While attending a marriage seminar dealing with communication, Tom and his wife Grace listened to the instructor say, "It is essential that husbands and wives know the things that are important to each other." He then addressed the men: "Can you describe your wife's favorite flower?"
Tom leaned over, touched his wife's arm gently, and
whispered, "It's Pillsbury, isn't it?"

The rest of the story gets rather ugly, so I'll stop right here.


WORDS

 A husband read an article to his wife about how many words women use a day: 30,000 to a man's 15,000. The wife replied, "The reason has to be because we have to repeat everything to men."

The husband then turned to his wife and asked, "What?"


Age Activated Attention Deficit Disorder.

This is how it manifests:

I decide to water my garden.

As I turn on the hose in the driveway, I look over at my car and decide my car needs washing.

As I start toward the garage, I notice that there is mail on the porch table that I brought up from the mailbox earlier.

I decide to go through the mail before I wash the car.

I lay my car keys down on the table, put the junk mail in the garbage can under the table, and notice that the can is full.

So, I decide to put the bills back on the table and take out the garbage first.

But then I think, since I'm going to be near the mailbox when I take out the garbage anyway, I may as well pay the bills first.

I take my checkbook off the table, and see that there is only one check left.

My extra checks are in my desk in the study, so I go inside the house to my desk where I find the can of Coke that I had been drinking.

I'm going to look for my checks, but first I need to push the Coke aside so that I don't accidentally knock it over.
I realize the Coke is getting warm, and I decide I should put it in the refrigerator to keep it cold.

As I head toward the kitchen with the Coke, a vase of flowers on the counter catches my eye--they need to be watered.

I set the Coke down on the counter, and I discover my reading glasses that I've been searching for all morning.

I decide I better put them back on my desk, but first I'm going to water the flowers

I set the glasses back down on the counter, fill a container with water and suddenly I spot the TV remote. Someone left it on the kitchen table.

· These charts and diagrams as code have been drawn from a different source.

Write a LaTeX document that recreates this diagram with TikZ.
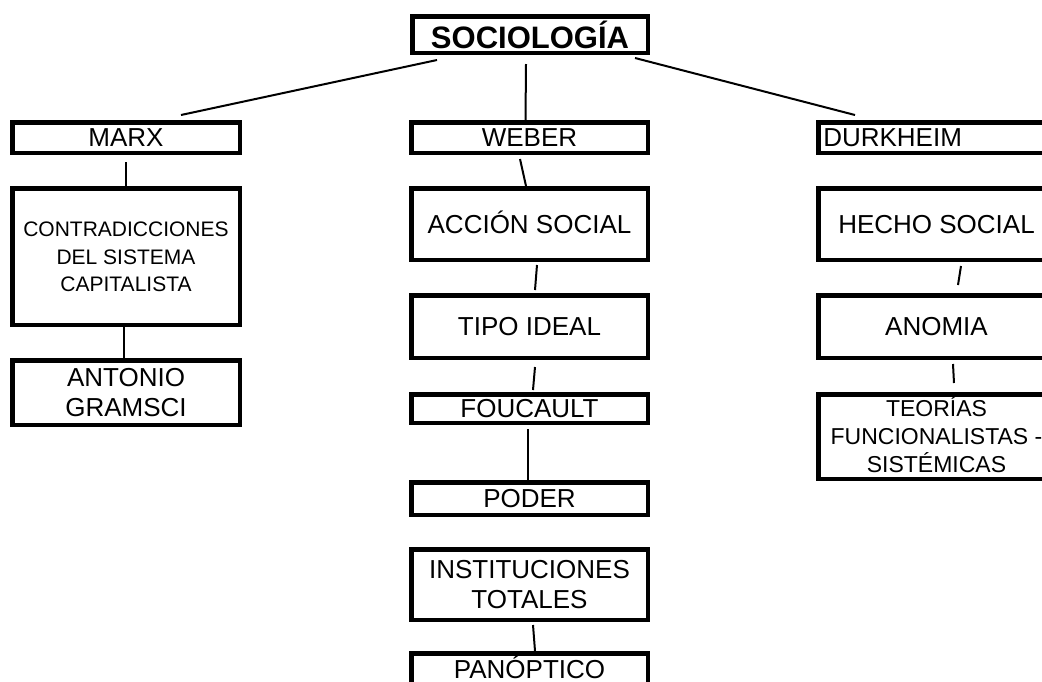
\documentclass[tikz,border=0pt]{standalone}
\usepackage{fontspec}
\setmainfont{Liberation Sans}
\usetikzlibrary{calc}
\tikzset{
  box/.style={draw, line width=4.5pt, inner sep=0pt, align=center,
    font=\fontsize{26}{30}\selectfont, text height=18.6pt, text depth=0pt},
  colL/.style={minimum width=227.5pt},
  colM/.style={minimum width=236.5pt},
  twolines/.style={text height=48.6pt, text depth=0pt},
  conn/.style={line width=2pt},
}
\begin{document}
\begin{tikzpicture}[x=1pt,y=1pt]
\fill[white] (0,0) rectangle (1042,-681);
\useasboundingbox (0,0) rectangle (1042,-681);

% top
\node[box, minimum width=235.5pt, minimum height=36.5pt,
      font=\bfseries\fontsize{31}{36}\selectfont, text height=28.2pt] (soc) at (530,-34.5) {SOCIOLOGÍA};

% left column
\node[box, colL, minimum height=30.5pt] (marx) at (126,-137.5) {MARX};
\node[box, colL, minimum height=136.5pt, font=\fontsize{21}{27.5}\selectfont,
      text height=70pt, text depth=0pt] (contra) at (126,-256.5) {CONTRADICCIONES\\DEL SISTEMA\\CAPITALISTA};
\node[box, colL, minimum height=64.5pt, twolines] (gramsci) at (126,-392.5) {ANTONIO\\GRAMSCI};

% middle column
\node[box, colM, minimum height=30.5pt] (weber) at (529.5,-137.5) {WEBER};
\node[box, colM, minimum height=71.5pt] (accion) at (529.5,-224) {ACCIÓN SOCIAL};
\node[box, colM, minimum height=62.5pt] (tipo) at (529.5,-326.5) {TIPO IDEAL};
\node[box, colM, minimum height=28.5pt] (foucault) at (529.5,-408.5) {FOUCAULT};
\node[box, colM, minimum height=32.5pt] (poder) at (529.5,-498.5) {PODER};
\node[box, colM, minimum height=70.5pt, twolines] (inst) at (529.5,-584.5) {INSTITUCIONES\\TOTALES};
\node[box, colM, minimum height=32.5pt] (pan) at (529.5,-669.5) {PANÓPTICO};

% right column
\node[box, minimum height=30.5pt, text width=226.5pt, inner xsep=5pt, align=left] (durk) at (936.5,-137.5) {DURKHEIM};
\node[box, colM, minimum height=71.5pt] (hecho) at (936.5,-224) {HECHO SOCIAL};
\node[box, colM, minimum height=62.5pt] (anomia) at (936.5,-326.5) {ANOMIA};
\node[box, colM, minimum height=84.5pt, font=\fontsize{23}{28}\selectfont,
      text height=72.5pt, text depth=0pt] (teorias) at (936.5,-436.5) {TEORÍAS\\FUNCIONALISTAS -\\SISTÉMICAS};

% connectors
\draw[conn] ($(soc.south)+(-93,-5)$) -- ($(marx.north)+(55,5)$);
\draw[conn] ($(soc.south)+(-4,-9)$) -- ($(weber.north)+(-4,0)$);
\draw[conn] ($(soc.south east)+(-15,-3)$) -- ($(durk.north west)+(39,5)$);
\draw[conn] ($(marx.south)+(0,-7)$) -- (contra.north);
\draw[conn] ($(contra.south)+(-2,0)$) -- ($(gramsci.north)+(-2,0)$);
\draw[conn] ($(weber.south)+(-9.5,-4)$) -- ($(accion.north)+(-3.5,0)$);
\draw[conn] ($(accion.south)+(7.5,-3)$) -- ($(tipo.north)+(5.5,3)$);
\draw[conn] ($(tipo.south)+(5.5,-7)$) -- ($(foucault.north)+(3.5,2)$);
\draw[conn] ($(foucault.south)+(-1.5,-4)$) -- ($(poder.north)+(-1.5,0)$);
\draw[conn] ($(inst.south)+(3.5,-3)$) -- ($(pan.north)+(5.5,0)$);
\draw[conn] ($(hecho.south)+(24.5,-4)$) -- ($(anomia.north)+(21.5,8)$);
\draw[conn] ($(anomia.south)+(16.5,-4)$) -- ($(teorias.north)+(17.5,9)$);
\end{tikzpicture}
\end{document}
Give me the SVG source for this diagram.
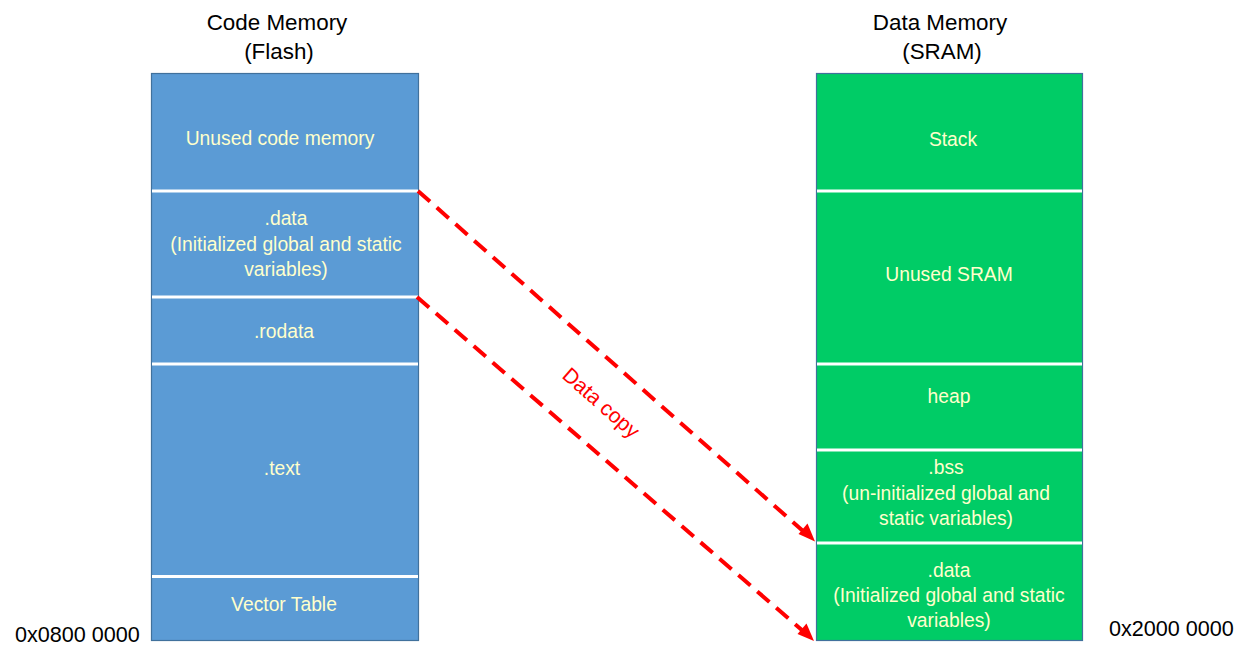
<svg xmlns="http://www.w3.org/2000/svg" width="1249" height="665" viewBox="0 0 1249 665">
<style>
.title{font-family:"Liberation Sans",Arial,sans-serif;font-size:22.4px;fill:#000;text-anchor:middle}
.addr{font-family:"Liberation Sans",Arial,sans-serif;font-size:21.6px;fill:#000}
.lbl{font-family:"Liberation Sans",Arial,sans-serif;font-size:19.3px;fill:#FFFFCC;text-anchor:middle}
.code{fill:#5B9BD5;stroke:#41719C;stroke-width:1.2}
.data{fill:#00CC66;stroke:#41719C;stroke-width:1.2}
.sep{stroke:#FFFFFF;stroke-width:3}
.copy{stroke:#FF0000;stroke-width:4;stroke-dasharray:16 9;fill:none}
.copytxt{font-family:"Liberation Sans",Arial,sans-serif;font-size:21px;fill:#FF0000;text-anchor:middle}
</style>
<rect width="1249" height="665" fill="#FFFFFF"/>
<g id="titles">
<text class="title" x="277" y="30">Code Memory</text>
<text class="title" x="279" y="59">(Flash)</text>
<text class="title" x="940" y="30">Data Memory</text>
<text class="title" x="942" y="59">(SRAM)</text>
<text class="addr" x="15" y="642">0x0800 0000</text>
<text class="addr" x="1109" y="636">0x2000 0000</text>
</g>
<g id="code-memory">
<rect class="code" x="151.5" y="73.5" width="267" height="567"/>
<line class="sep" x1="152" y1="191" x2="418" y2="191"/>
<line class="sep" x1="152" y1="297" x2="418" y2="297"/>
<line class="sep" x1="152" y1="364" x2="418" y2="364"/>
<line class="sep" x1="152" y1="576.5" x2="418" y2="576.5"/>
<g id="unused-code"><text class="lbl" x="280" y="145">Unused code memory</text></g>
<g id="flash-data"><text class="lbl" x="286" y="225">.data</text>
<text class="lbl" x="286" y="251">(Initialized global and static</text>
<text class="lbl" x="286" y="276">variables)</text></g>
<g id="rodata"><text class="lbl" x="284" y="338">.rodata</text></g>
<g id="text"><text class="lbl" x="282" y="475">.text</text></g>
<g id="vector-table"><text class="lbl" x="284" y="611">Vector Table</text></g>
</g>
<g id="data-memory">
<rect class="data" x="816.5" y="73.5" width="266" height="567"/>
<line class="sep" x1="817" y1="191" x2="1082" y2="191"/>
<line class="sep" x1="817" y1="364" x2="1082" y2="364"/>
<line class="sep" x1="817" y1="450" x2="1082" y2="450"/>
<line class="sep" x1="817" y1="543" x2="1082" y2="543"/>
<g id="stack"><text class="lbl" x="953" y="146">Stack</text></g>
<g id="unused-sram"><text class="lbl" x="949" y="281">Unused SRAM</text></g>
<g id="heap"><text class="lbl" x="949" y="403">heap</text></g>
<g id="bss"><text class="lbl" x="946" y="474">.bss</text>
<text class="lbl" x="946" y="500">(un-initialized global and</text>
<text class="lbl" x="946" y="525">static variables)</text></g>
<g id="sram-data"><text class="lbl" x="949" y="577">.data</text>
<text class="lbl" x="949" y="602">(Initialized global and static</text>
<text class="lbl" x="949" y="627">variables)</text></g>
</g>
<g id="connectors">
<line class="copy" x1="418" y1="191" x2="803" y2="531" />
<path d="M815,541.5 L798.5,534 L807.5,523.5 z" fill="#FF0000"/>
<line class="copy" x1="417" y1="297" x2="803" y2="631" />
<path d="M814,641 L797.5,634 L806.5,623.5 z" fill="#FF0000"/>
<text class="copytxt" transform="translate(601,403) rotate(41.5)" x="0" y="7">Data copy</text>
</g>
</svg>
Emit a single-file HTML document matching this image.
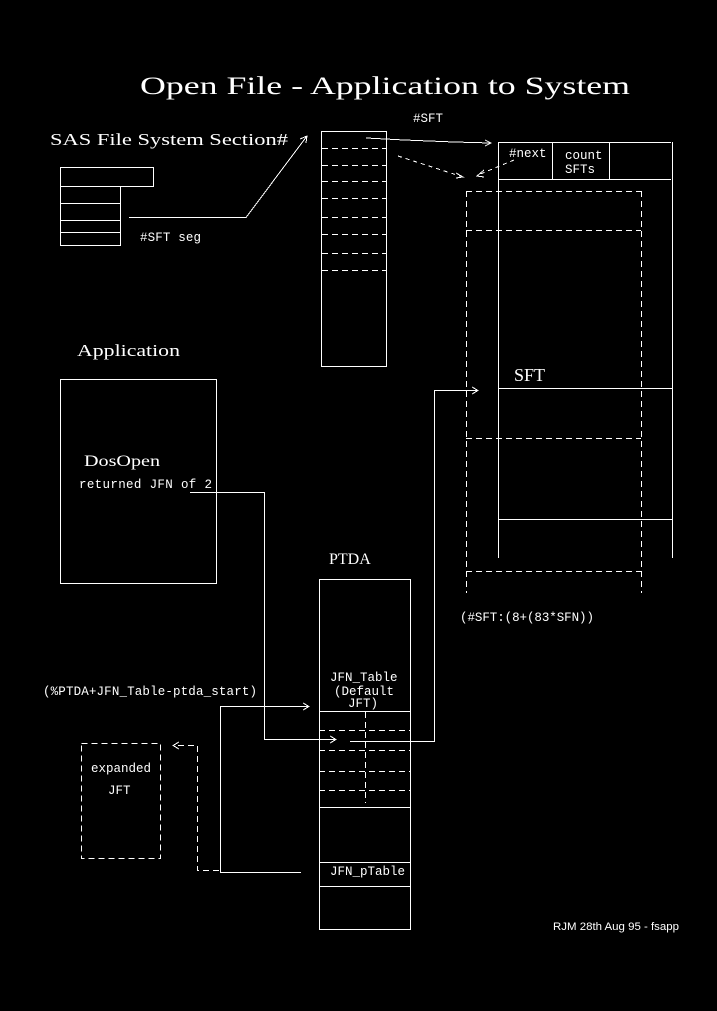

I realize that tonight when we go to watch TV, I will be looking for the remote, but I won't remember that it's on the kitchen table, so I decide to put it back in the den where it belongs, but first I'll water the flowers.

I pour some water in the flowers, but quite a bit of it spills on the floor.

So, I set the remote back down on the table, get some towels and wipe up the spill.

Then I head down the hall trying to remember what I was planning to do.

At the end of the day:

The driveway is flooded, the car isn't washed, the bills aren't paid, there is a warm can of Coke sitting on the counter, there is still only one check in my check book, I can't find the remote, I can't find my glasses, and I don't remember what I did with the car keys.

Then when I try to figure out why nothing got done today, I'm really baffled because I know I was busy all day long, and I'm really tired.

I realize this is a serious problem, and I'll try to get some help for it, but first I'll check my e-mail.

Do me a favor, will you? Forward this message to everyone you know, because I don't remember to whom it has been sent.

Don't laugh -- if this isn't you yet, your day is coming!